Written exercise: Copy exactly, and only, the lines below from the first through the one containing "1.71, 1.75, 1.77]", both included; pictures are omitted.

Recorded information:
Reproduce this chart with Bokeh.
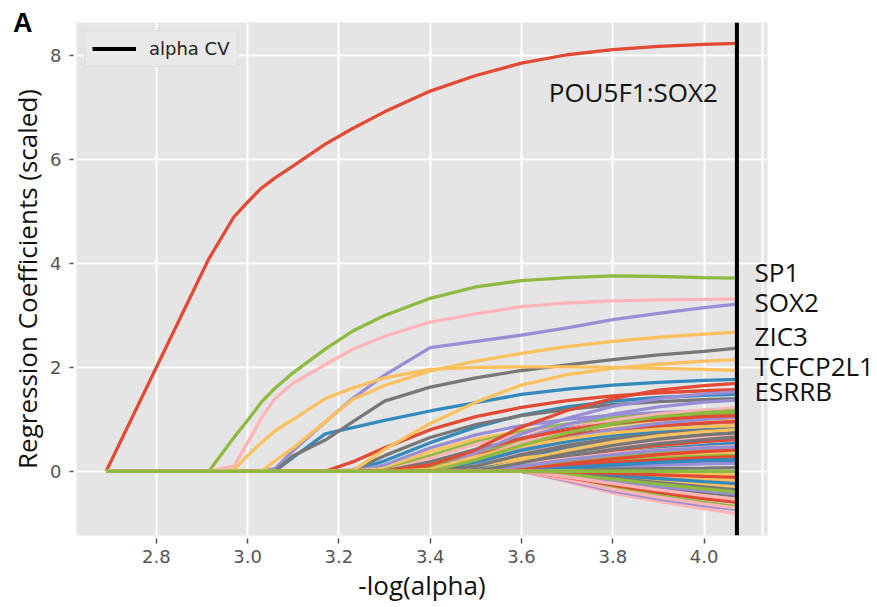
from bokeh.plotting import figure
from bokeh.models import Label, Legend, LegendItem, FixedTicker, Range1d, LinearAxis, Span
from bokeh.embed import file_html
from bokeh.resources import INLINE

# ---------------- data ----------------
palette = ["#E24A33", "#348ABD", "#988ED5", "#777777", "#FBC15E", "#8EBA42", "#FFB5B8"]

x_main = [2.69, 2.915, 2.97, 3.00, 3.03, 3.06, 3.10, 3.17, 3.23, 3.30, 3.40, 3.50, 3.60, 3.70, 3.80, 3.90, 4.00, 4.072]
pou5f1_sox2 = [0, 4.09, 4.90, 5.18, 5.45, 5.65, 5.88, 6.30, 6.60, 6.92, 7.32, 7.62, 7.86, 8.02, 8.12, 8.18, 8.22, 8.24]
sp1 = [0, 0, 0.65, 0.98, 1.33, 1.60, 1.90, 2.35, 2.70, 3.00, 3.33, 3.55, 3.67, 3.73, 3.76, 3.75, 3.73, 3.72]
sox2_a = [0, 0, 0.10, 0.55, 1.02, 1.40, 1.70, 2.05, 2.35, 2.60, 2.87, 3.03, 3.17, 3.24, 3.28, 3.30, 3.31, 3.32]
sox2_b = [0, 0, 0, 0, 0, 0.05, 0.40, 0.95, 1.40, 1.85, 2.38, 2.50, 2.62, 2.76, 2.92, 3.04, 3.15, 3.22]
zic3 = [0, 0, 0, 0, 0, 0.20, 0.45, 0.95, 1.38, 1.65, 1.93, 2.12, 2.27, 2.40, 2.50, 2.58, 2.64, 2.68]
orange_flat = [0, 0, 0.03, 0.30, 0.55, 0.78, 1.00, 1.40, 1.60, 1.80, 1.96, 2.00, 2.01, 2.01, 2.00, 1.98, 1.96, 1.94]
grey_top = [0, 0, 0, 0, 0, 0, 0.30, 0.60, 0.95, 1.35, 1.62, 1.80, 1.94, 2.05, 2.15, 2.24, 2.31, 2.37]
tcfcp2l1 = [0, 0, 0, 0, 0, 0, 0, 0, 0, 0.42, 0.92, 1.33, 1.66, 1.86, 1.98, 2.06, 2.12, 2.15]
esrrb = [0, 0, 0, 0, 0, 0, 0.27, 0.72, 0.84, 0.98, 1.16, 1.32, 1.48, 1.58, 1.66, 1.71, 1.75, 1.77]

x_bulk = [2.69, 3.17, 3.23, 3.30, 3.40, 3.50, 3.60, 3.70, 3.80, 3.90, 4.00, 4.072]
bulk_early = [
    [0, 0, 0.18, 0.45, 0.80, 1.05, 1.23, 1.36, 1.45, 1.51, 1.55, 1.57],
    [0, 0, 0, 0.20, 0.55, 0.85, 1.08, 1.24, 1.35, 1.42, 1.46, 1.48],
    [0, 0, 0, 0.12, 0.45, 0.70, 0.88, 1.00, 1.08, 1.13, 1.16, 1.18],
    [0, 0, 0.02, 0.30, 0.65, 0.90, 1.07, 1.19, 1.28, 1.34, 1.38, 1.40],
    [0, 0, 0, 0.05, 0.38, 0.62, 0.78, 0.89, 0.96, 1.00, 1.03, 1.04],
    [0, 0, 0, 0.02, 0.30, 0.56, 0.76, 0.91, 1.02, 1.09, 1.13, 1.15],
    [0, 0, 0, 0, 0.25, 0.52, 0.72, 0.86, 0.95, 1.00, 1.03, 1.05],
]
bulk_mid = [
    [0, 0, 0, 0, 0, 0.42, 0.85, 1.17, 1.40, 1.56, 1.65, 1.69],
    [0, 0, 0, 0, 0.10, 0.40, 0.64, 0.82, 0.95, 1.03, 1.08, 1.10],
    [0, 0, 0, 0, 0, 0.30, 0.62, 0.90, 1.10, 1.24, 1.33, 1.37],
    [0, 0, 0, 0, 0.18, 0.42, 0.60, 0.72, 0.80, 0.85, 0.88, 0.90],
    [0, 0, 0, 0, 0, 0.20, 0.45, 0.66, 0.82, 0.93, 1.00, 1.03],
    [0, 0, 0, 0, 0.05, 0.35, 0.58, 0.76, 0.90, 1.00, 1.07, 1.11],
    [0, 0, 0, 0, 0, 0.12, 0.35, 0.55, 0.70, 0.80, 0.86, 0.89],
    [0, 0, 0, 0, 0.02, 0.30, 0.52, 0.68, 0.80, 0.88, 0.93, 0.96],
    [0, 0, 0, 0, 0, 0.05, 0.25, 0.44, 0.58, 0.68, 0.74, 0.77],
    [0, 0, 0, 0, 0, 0.15, 0.42, 0.64, 0.80, 0.92, 1.00, 1.04],
    [0, 0, 0, 0, 0, 0.08, 0.30, 0.48, 0.62, 0.72, 0.79, 0.83],
    [0, 0, 0, 0, 0, 0.10, 0.25, 0.35, 0.42, 0.46, 0.49, 0.50],
    [0, 0, 0, 0, 0.08, 0.38, 0.62, 0.80, 0.93, 1.02, 1.07, 1.09],
    [0, 0, 0, 0, 0, 0.25, 0.55, 0.80, 0.98, 1.10, 1.18, 1.22],
    [0, 0, 0, 0, 0.12, 0.40, 0.63, 0.80, 0.92, 1.00, 1.05, 1.07],
    [0, 0, 0, 0, 0, 0.18, 0.40, 0.57, 0.69, 0.77, 0.82, 0.85],
    [0, 0, 0, 0, 0, 0.35, 0.72, 1.02, 1.25, 1.40, 1.49, 1.53],
    [0, 0, 0, 0, 0, 0.10, 0.32, 0.50, 0.63, 0.72, 0.78, 0.81],
    [0, 0, 0, 0, 0.03, 0.28, 0.48, 0.63, 0.74, 0.81, 0.86, 0.88],
    [0, 0, 0, 0, 0, 0.22, 0.50, 0.74, 0.92, 1.05, 1.13, 1.17],
]
bulk_late = [
    [0, 0, 0, 0, 0, 0, 0.15, 0.33, 0.48, 0.58, 0.65, 0.69],
    [0, 0, 0, 0, 0, 0, 0.10, 0.26, 0.40, 0.50, 0.57, 0.61],
    [0, 0, 0, 0, 0, 0, 0.05, 0.20, 0.33, 0.43, 0.50, 0.54],
    [0, 0, 0, 0, 0, 0, 0.08, 0.18, 0.27, 0.34, 0.39, 0.42],
    [0, 0, 0, 0, 0, 0, 0.12, 0.28, 0.42, 0.53, 0.61, 0.66],
    [0, 0, 0, 0, 0, 0, 0, 0.12, 0.22, 0.29, 0.34, 0.37],
    [0, 0, 0, 0, 0, 0, 0.04, 0.12, 0.19, 0.25, 0.29, 0.31],
    [0, 0, 0, 0, 0, 0, 0, 0.08, 0.15, 0.20, 0.24, 0.26],
    [0, 0, 0, 0, 0, 0, 0.02, 0.10, 0.17, 0.22, 0.26, 0.28],
    [0, 0, 0, 0, 0, 0, 0.02, 0.07, 0.12, 0.16, 0.19, 0.21],
    [0, 0, 0, 0, 0, 0, 0, 0.05, 0.09, 0.12, 0.14, 0.15],
    [0, 0, 0, 0, 0, 0, 0, 0.02, 0.04, 0.05, 0.06, 0.07],
    [0, 0, 0, 0, 0, 0, 0.20, 0.40, 0.56, 0.68, 0.76, 0.80],
    [0, 0, 0, 0, 0, 0, 0.06, 0.17, 0.28, 0.37, 0.44, 0.48],
    [0, 0, 0, 0, 0, 0, 0.12, 0.24, 0.34, 0.41, 0.46, 0.49],
    [0, 0, 0, 0, 0, 0, 0.03, 0.14, 0.24, 0.32, 0.38, 0.41],
    [0, 0, 0, 0, 0, 0, 0, 0.06, 0.12, 0.17, 0.21, 0.23],
    [0, 0, 0, 0, 0, 0, 0.10, 0.22, 0.32, 0.40, 0.45, 0.47],
    [0, 0, 0, 0, 0, 0, 0.16, 0.34, 0.50, 0.62, 0.70, 0.74],
]
bulk_neg = [
    [0, 0, 0, 0, 0, 0, 0, -0.04, -0.10, -0.18, -0.25, -0.30],
    [0, 0, 0, 0, 0, 0, 0, -0.10, -0.24, -0.36, -0.47, -0.55],
    [0, 0, 0, 0, 0, 0, 0, -0.20, -0.42, -0.58, -0.72, -0.82],
    [0, 0, 0, 0, 0, 0, 0, -0.13, -0.28, -0.41, -0.53, -0.60],
    [0, 0, 0, 0, 0, 0, 0, -0.07, -0.17, -0.27, -0.36, -0.42],
    [0, 0, 0, 0, 0, 0, 0, -0.18, -0.38, -0.53, -0.66, -0.74],
    [0, 0, 0, 0, 0, 0, 0, -0.09, -0.20, -0.31, -0.41, -0.48],
    [0, 0, 0, 0, 0, 0, 0, -0.02, -0.06, -0.10, -0.15, -0.18],
    [0, 0, 0, 0, 0, 0, 0, -0.15, -0.33, -0.47, -0.60, -0.68],
    [0, 0, 0, 0, 0, 0, 0, -0.16, -0.35, -0.50, -0.63, -0.71],
    [0, 0, 0, 0, 0, 0, 0, -0.12, -0.26, -0.38, -0.50, -0.57],
    [0, 0, 0, 0, 0, 0, 0, -0.03, -0.08, -0.14, -0.20, -0.24],
    [0, 0, 0, 0, 0, 0, 0, -0.08, -0.19, -0.29, -0.38, -0.44],
    [0, 0, 0, 0, 0, 0, 0, -0.05, -0.13, -0.22, -0.30, -0.36],
    [0, 0, 0, 0, 0, 0, 0, 0, -0.02, -0.04, -0.06, -0.07],
    [0, 0, 0, 0, 0, 0, 0, -0.06, -0.15, -0.25, -0.34, -0.40],
    [0, 0, 0, 0, 0, 0, 0, -0.11, -0.24, -0.36, -0.47, -0.54],
    [0, 0, 0, 0, 0, 0, 0, -0.01, -0.04, -0.07, -0.10, -0.12],
]
x_zero = [2.69, 4.072]
zero_line = [0, 0]

alpha_cv = 4.072
x_ticks = [2.8, 3.0, 3.2, 3.4, 3.6, 3.8, 4.0]
x_tick_labels = ["2.8", "3.0", "3.2", "3.4", "3.6", "3.8", "4.0"]
y_ticks = [0, 2, 4, 6, 8]
y_tick_labels = ["0", "2", "4", "6", "8"]

right_names = ["SP1", "SOX2", "ZIC3", "TCFCP2L1", "ESRRB"]
right_y = [3.83, 3.25, 2.60, 2.03, 1.54]
top_name = "POU5F1:SOX2"
top_y = 7.31
tag_text = "A"
tag_y = 8.63

# ---------------- figure ----------------
x0, x1 = 2.625, 4.139
y0, y1 = -1.2375, 8.641
p = figure(width=877, height=607, x_range=Range1d(x0, x1), y_range=Range1d(y0, y1),
           output_backend="svg", toolbar_location=None,
           min_border_left=76, min_border_right=110, min_border_top=22, min_border_bottom=72)
p.background_fill_color = "#E5E5E5"
p.border_fill_color = "white"
p.outline_line_color = None

xa = p.below[0]
ya = p.left[0]
xa.ticker = FixedTicker(ticks=x_ticks)
ya.ticker = FixedTicker(ticks=y_ticks)
xa.major_label_overrides = {t: s for t, s in zip(x_ticks, x_tick_labels)}
ya.major_label_overrides = {t: s for t, s in zip(y_ticks, y_tick_labels)}
for ax in (xa, ya):
    ax.axis_line_color = None
    ax.minor_tick_line_color = None
    ax.major_tick_line_color = "#555555"
    ax.major_tick_line_width = 1.5
    ax.major_tick_in = -3
    ax.major_label_text_font = "DejaVu Sans"
    ax.major_label_text_font_size = "18px"
    ax.major_label_text_color = "#555555"
xa.major_tick_out = 8
ya.major_tick_out = 7
xa.major_label_standoff = 6
ya.major_label_standoff = 8

xa.axis_label = "-log(alpha)"
xa.axis_label_text_font = "Open Sans"
xa.axis_label_text_font_size = "26px"
xa.axis_label_text_font_style = "normal"
xa.axis_label_text_color = "#111111"
xa.axis_label_standoff = 1

# outer left axis: panel tag "A" and the y title
tag_axis = LinearAxis(ticker=FixedTicker(ticks=[tag_y]), major_label_overrides={tag_y: tag_text})
tag_axis.axis_line_color = None
tag_axis.major_tick_line_color = None
tag_axis.minor_tick_line_color = None
tag_axis.major_tick_out = 0
tag_axis.major_tick_in = 0
tag_axis.major_label_standoff = 15
tag_axis.major_label_text_font = "Liberation Sans"
tag_axis.major_label_text_font_style = "bold"
tag_axis.major_label_text_font_size = "27px"
tag_axis.major_label_text_color = "black"
tag_axis.axis_label = "Regression Coefficients (scaled)"
tag_axis.axis_label_text_font = "Open Sans"
tag_axis.axis_label_text_font_size = "26px"
tag_axis.axis_label_text_font_style = "normal"
tag_axis.axis_label_text_color = "#111111"
tag_axis.axis_label_standoff = -35
p.add_layout(tag_axis, "left")

# right axis: gene names beside the alpha CV line
name_axis = LinearAxis(ticker=FixedTicker(ticks=right_y),
                       major_label_overrides={v: n for v, n in zip(right_y, right_names)})
name_axis.axis_line_color = None
name_axis.major_tick_line_color = None
name_axis.minor_tick_line_color = None
name_axis.major_tick_out = 0
name_axis.major_tick_in = 0
name_axis.major_label_standoff = -13
name_axis.major_label_text_font = "Open Sans"
name_axis.major_label_text_font_size = "26px"
name_axis.major_label_text_color = "#111111"
p.add_layout(name_axis, "right")

p.xgrid.grid_line_color = "white"
p.ygrid.grid_line_color = "white"
p.xgrid.grid_line_width = 2
p.ygrid.grid_line_width = 2
p.add_layout(Span(location=4.128, dimension="height", line_color="white", line_width=2, level="underlay"))

bulk = bulk_early + bulk_mid + bulk_late + bulk_neg
for i, ys in enumerate(bulk):
    p.line(x_bulk, ys, line_color=palette[i % 7], line_width=3.3)

main = [(pou5f1_sox2, 0), (esrrb, 1), (sox2_b, 2), (grey_top, 3), (zic3, 4), (orange_flat, 4),
        (tcfcp2l1, 4), (sp1, 5), (sox2_a, 6)]
for ys, ci in main:
    p.line(x_main, ys, line_color=palette[ci], line_width=3.3)

p.line(x_zero, zero_line, line_color=palette[5], line_width=3.3)

cv_line = p.line([alpha_cv, alpha_cv], [y0, y1], line_color="black", line_width=4)
legend = Legend(items=[LegendItem(label="alpha CV", renderers=[cv_line])], location="top_left")
legend.background_fill_color = "#E9E9E9"
legend.background_fill_alpha = 1
legend.border_line_color = "#CFCFCF"
legend.border_line_width = 1
legend.label_text_font = "DejaVu Sans"
legend.label_text_font_size = "18px"
legend.label_text_color = "#222222"
legend.glyph_width = 44
legend.glyph_height = 21
legend.label_height = 21
legend.label_standoff = 13
legend.padding = 7
legend.margin = 8
p.add_layout(legend)

p.add_layout(Label(x=alpha_cv, y=top_y, text=top_name, x_offset=-19,
                   text_align="right", text_baseline="middle",
                   text_font="Open Sans", text_font_size="26px", text_color="#111111"))

open("out.html", "w").write(file_html(p, INLINE))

Completed exercise:
Reproduce this chart with Bokeh.
from bokeh.plotting import figure
from bokeh.models import Label, Legend, LegendItem, FixedTicker, Range1d, LinearAxis, Span
from bokeh.embed import file_html
from bokeh.resources import INLINE

# ---------------- data ----------------
palette = ["#E24A33", "#348ABD", "#988ED5", "#777777", "#FBC15E", "#8EBA42", "#FFB5B8"]

x_main = [2.69, 2.915, 2.97, 3.00, 3.03, 3.06, 3.10, 3.17, 3.23, 3.30, 3.40, 3.50, 3.60, 3.70, 3.80, 3.90, 4.00, 4.072]
pou5f1_sox2 = [0, 4.09, 4.90, 5.18, 5.45, 5.65, 5.88, 6.30, 6.60, 6.92, 7.32, 7.62, 7.86, 8.02, 8.12, 8.18, 8.22, 8.24]
sp1 = [0, 0, 0.65, 0.98, 1.33, 1.60, 1.90, 2.35, 2.70, 3.00, 3.33, 3.55, 3.67, 3.73, 3.76, 3.75, 3.73, 3.72]
sox2_a = [0, 0, 0.10, 0.55, 1.02, 1.40, 1.70, 2.05, 2.35, 2.60, 2.87, 3.03, 3.17, 3.24, 3.28, 3.30, 3.31, 3.32]
sox2_b = [0, 0, 0, 0, 0, 0.05, 0.40, 0.95, 1.40, 1.85, 2.38, 2.50, 2.62, 2.76, 2.92, 3.04, 3.15, 3.22]
zic3 = [0, 0, 0, 0, 0, 0.20, 0.45, 0.95, 1.38, 1.65, 1.93, 2.12, 2.27, 2.40, 2.50, 2.58, 2.64, 2.68]
orange_flat = [0, 0, 0.03, 0.30, 0.55, 0.78, 1.00, 1.40, 1.60, 1.80, 1.96, 2.00, 2.01, 2.01, 2.00, 1.98, 1.96, 1.94]
grey_top = [0, 0, 0, 0, 0, 0, 0.30, 0.60, 0.95, 1.35, 1.62, 1.80, 1.94, 2.05, 2.15, 2.24, 2.31, 2.37]
tcfcp2l1 = [0, 0, 0, 0, 0, 0, 0, 0, 0, 0.42, 0.92, 1.33, 1.66, 1.86, 1.98, 2.06, 2.12, 2.15]
esrrb = [0, 0, 0, 0, 0, 0, 0.27, 0.72, 0.84, 0.98, 1.16, 1.32, 1.48, 1.58, 1.66, 1.71, 1.75, 1.77]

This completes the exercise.